Allah Muhabbetinizi Arttırsın
MHP'nin Büyük Kurultayı sonrası birbiri ardına 3 yazı yazdım…
Ortalık karıştı…
Pardon ortalık duruldu…
Partide herkes meğer ne çok birbirini severmiş…
7-8 aylık MHP'li Enver Toçoğlu bile birden ne büyük dava adamı oldu…
Ölürse kendisini ülkücüler taşıyacakmış…
MHP Kurultayı ile ilgili teşkilatlar hiçbir sorun yaşamamış, ilçe başkanları gitmişler kongreye kuzu kuzu gitmişler, kuzu kuzu gelmişler…
81 il içinde 75 kişilik MYK'ya Sakarya 2 kişi sokmuş…
Bu büyük onurmuş…
(MYK listesindeki Kadir Boy'u sanırım milletvekili listesinde olmaması için Sakaryalı saymıyorlar…)
Anlıyacağınız bir sürü hikaye…
MHP İl Başkanı Mehmet Erdoğan, beni yalanlamak için önce bir basın açıklaması gönderdi gazetelere…
Bu açıklamanın yer aldığı gazete kupürleri bir yerlere fakslandı…
Erdoğan için bu da yetmedi…
Bir gazeteye özel açıklamalarda bulundu…
O gazetede yer alan haber de yetmeyince kalktı, bir basın toplantısı düzenledi…
Ve partide her şeyin güllük gülistanlık olduğunu anlatmaya çalıştı…
Yanında yeni MHP'li ve yeni MYK'lı Enver Toçoğlu ile birlikte gazetelere poz vererek…
Muhtemelen diğer MYK üyesi de Genel Başkan Yardımcısı olabilmek için attığı kulislerden fırsat bulabilseydi, Erdoğan'ın diğer yanında olurdu…
Mutlu aile tablosu da eksiksiz olurdu…
Tüm bunları gördükten sonra kendi kendime " Sezai ne çok abartmışsın, ilçe başkanları kendi aralarında partiden istifayı düşünmüş olabilirler. Bunları ciddiye alıp gazeteye yazmanın alemi ne? Herkes birbirini bu kadar seviyorken sen neden nifak sokmaya çalışıyorsun?" diye sordum…
Sonra da "Allah muhabbetinizi arttırsın" diyerek yine kendi kendime bir karar aldım;
MHP'de tüm taşlar yerinden oynasa da, kıyamet de kopsa bu konuda bir süre- birileri adamlığın koltuktan daha değerli olduğunu anlayana kadar- hiçbir şey yazmayacağım…
Ballıkaya, Sapanca'nın alternatif olabilir mi?
Önceki akşam Sakaryaspor yöneticilerine ve futbolcularına Türk-iş Mali Sekreteri Ergün Atalay tarafından verilen yemek sonrası çay sohbetinde söz Sapanca Gölü'ne geldi…

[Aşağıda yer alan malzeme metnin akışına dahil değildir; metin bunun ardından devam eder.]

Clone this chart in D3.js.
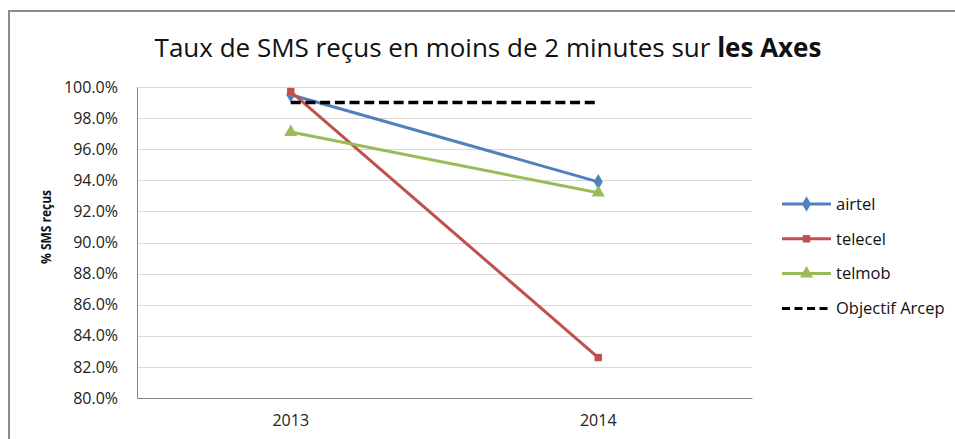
<!DOCTYPE html>
<html>
<head>
<meta charset="utf-8">
<script src="https://cdn.jsdelivr.net/npm/d3@7"></script>
<style>
  body { margin: 0; background: #fff; }
  svg { display: block; font-family: "Open Sans", "Noto Sans", sans-serif; }
</style>
</head>
<body>
<svg id="chart" width="955" height="439"></svg>
<script>
// data
var years = ["2013", "2014"];
var airtel = [0.995, 0.939];
var telecel = [0.997, 0.826];
var telmob = [0.971, 0.932];
var objectif = [0.99, 0.99];
var yTicks = [0.80, 0.82, 0.84, 0.86, 0.88, 0.90, 0.92, 0.94, 0.96, 0.98, 1.00];

var series = [
  {name: "airtel", values: airtel, color: "#4f81bd", marker: "diamond"},
  {name: "telecel", values: telecel, color: "#c0504d", marker: "square"},
  {name: "telmob", values: telmob, color: "#9bbb59", marker: "triangle"},
  {name: "Objectif Arcep", values: objectif, color: "#000", dash: true}
];

var svg = d3.select("#chart");
var m = {left: 137, right: 752, top: 87, bottom: 398};

// chart frame
svg.append("rect").attr("x", 9).attr("y", 11).attr("width", 960).attr("height", 440)
  .attr("fill", "#fff").attr("stroke", "#8c8c8c").attr("stroke-width", 2);

var x = d3.scaleBand().domain(years).range([m.left, m.right]);
var y = d3.scaleLinear().domain([0.8, 1.0]).range([m.bottom, m.top]);
var cx = function(i) { return x(years[i]) + x.bandwidth() / 2; };

// gridlines
svg.append("g").selectAll("line").data(yTicks.slice(1)).enter().append("line")
  .attr("x1", m.left).attr("x2", m.right)
  .attr("y1", function(d) { return Math.round(y(d)) + 0.5; })
  .attr("y2", function(d) { return Math.round(y(d)) + 0.5; })
  .attr("stroke", "#d9d9d9").attr("stroke-width", 1);

// axes
var yAxis = d3.axisLeft(y).tickValues(yTicks).tickFormat(d3.format(".1%")).tickSize(0).tickPadding(19);
svg.append("g").attr("transform", "translate(" + m.left + ",0)").call(yAxis)
  .call(function(g) {
    g.select(".domain").attr("stroke", "#868686");
    g.selectAll("text").attr("font-size", 16).attr("fill", "#222")
      .attr("font-family", "Open Sans");
  });

var xAxis = d3.axisBottom(x).tickSize(0).tickPadding(17);
svg.append("g").attr("transform", "translate(0," + m.bottom + ")").call(xAxis)
  .call(function(g) {
    g.select(".domain").attr("stroke", "#868686");
    g.selectAll("text").attr("font-size", 16).attr("fill", "#222")
      .attr("font-family", "Open Sans");
  });

// title
var title = svg.append("text").attr("x", 488).attr("y", 57)
  .attr("text-anchor", "middle").attr("font-size", 26).attr("fill", "#111")
  .attr("font-family", "Open Sans");
title.append("tspan").text("Taux de SMS reçus en moins de 2 minutes sur ");
title.append("tspan").attr("font-weight", "bold").text("les Axes");

// y axis title
svg.append("text").attr("transform", "translate(51,227) rotate(-90)")
  .attr("text-anchor", "middle").attr("font-size", 15).attr("font-weight", "bold")
  .attr("textLength", 74).attr("lengthAdjust", "spacingAndGlyphs")
  .attr("fill", "#111").text("% SMS reçus");

var line = d3.line().x(function(d, i) { return cx(i); }).y(function(d) { return y(d); });

var symbols = {
  diamond: d3.symbol().type(d3.symbolDiamond).size(70),
  square: d3.symbol().type(d3.symbolSquare).size(55),
  triangle: d3.symbol().type(d3.symbolTriangle).size(75)
};

series.forEach(function(s) {
  svg.append("path").datum(s.values).attr("d", line)
    .attr("fill", "none").attr("stroke", s.color)
    .attr("stroke-width", s.dash ? 3.5 : 3)
    .attr("stroke-dasharray", s.dash ? "10,4.7" : null);
  if (s.marker) {
    svg.append("g").selectAll("path").data(s.values).enter().append("path")
      .attr("transform", function(d, i) { return "translate(" + cx(i) + "," + y(d) + ")"; })
      .attr("d", symbols[s.marker]).attr("fill", s.color);
  }
});

// legend
var legend = svg.append("g").attr("transform", "translate(782,204)");
var items = legend.selectAll("g").data(series).enter().append("g")
  .attr("transform", function(d, i) { return "translate(0," + (i * 34.8) + ")"; });
items.append("line").attr("x1", 0).attr("x2", 49)
  .attr("stroke", function(d) { return d.color; }).attr("stroke-width", 3)
  .attr("stroke-dasharray", function(d) { return d.dash ? "8,4.5" : null; });
items.filter(function(d) { return d.marker; }).append("path")
  .attr("transform", "translate(24.5,0)")
  .attr("d", function(d) { return symbols[d.marker](); })
  .attr("fill", function(d) { return d.color; });
items.append("text").attr("x", 54).attr("dy", "0.35em").attr("font-size", 16.5)
  .attr("fill", "#111").text(function(d) { return d.name; });
</script>
</body>
</html>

Söz yerel basında Sapanca Gölü 7 metre çekildiği yönünde yer alan haberden açıldı…
Göl'ü besleyen fabrikalara geldi…
Gerçekten de orada söylediğim gibi Sapanca'daki 14 fabrika derelerin suyunu hortumluyor ve bu mevsimde neredeyse Sapanca Gölü'ne akan derelerin tümü kurumuş durumda…
Elbet bu mevsimde kaynaklarda su azalır…
Yağan onca yağmur da dereleri Sapanca Gölü'ne kavuşturamadı…
Bu yaz neredeyse her Pazar Sapanca Ormanları'ndaydık…
Orada Göl'ü gerçek manada besleyen tüm pınarların nasıl hortumlarla fabrikalara akıtıldığını çok net bir şekilde gördük…
Ve o günlerde bu gidişle Sapanca Gölü'nün dere başlarına kurulan bu fabrikalar nedeniyle kısa zamanda kuruyacağını belirttik…
Sakalımız olmadığı için de bizi kimse ciddiye almadı…
DSİ ve ADASU Sapanca Gölü'ne alternatif bir içme suyu kaynağı olarak Ballıkaya barajını planlıyor…
Bu barajın suyunu biz Türkiye şartlarında en iyi ihtimalle 10 senede içebiliriz…
Dolayısıyla Sapanca Gölü en az bir 10 yıl daha 600 bin nüfusun tek içme suyu kaynağı olma özelliğini koruyacak…
Bunun anlamı şu:
Sapanca Gölü'nü gözümüz gibi korumalıyız…
Orada 3-5 kişi para kazanacak diye bu milletin en değerli şeyini, içme suyunu birilerine peşkeş çekemeyiz…
Saniyede 2 litre kiralayıp 20 litre su çeken fabrikalarla ilgili senede bir yapılan denetimlerle Göl korunamaz…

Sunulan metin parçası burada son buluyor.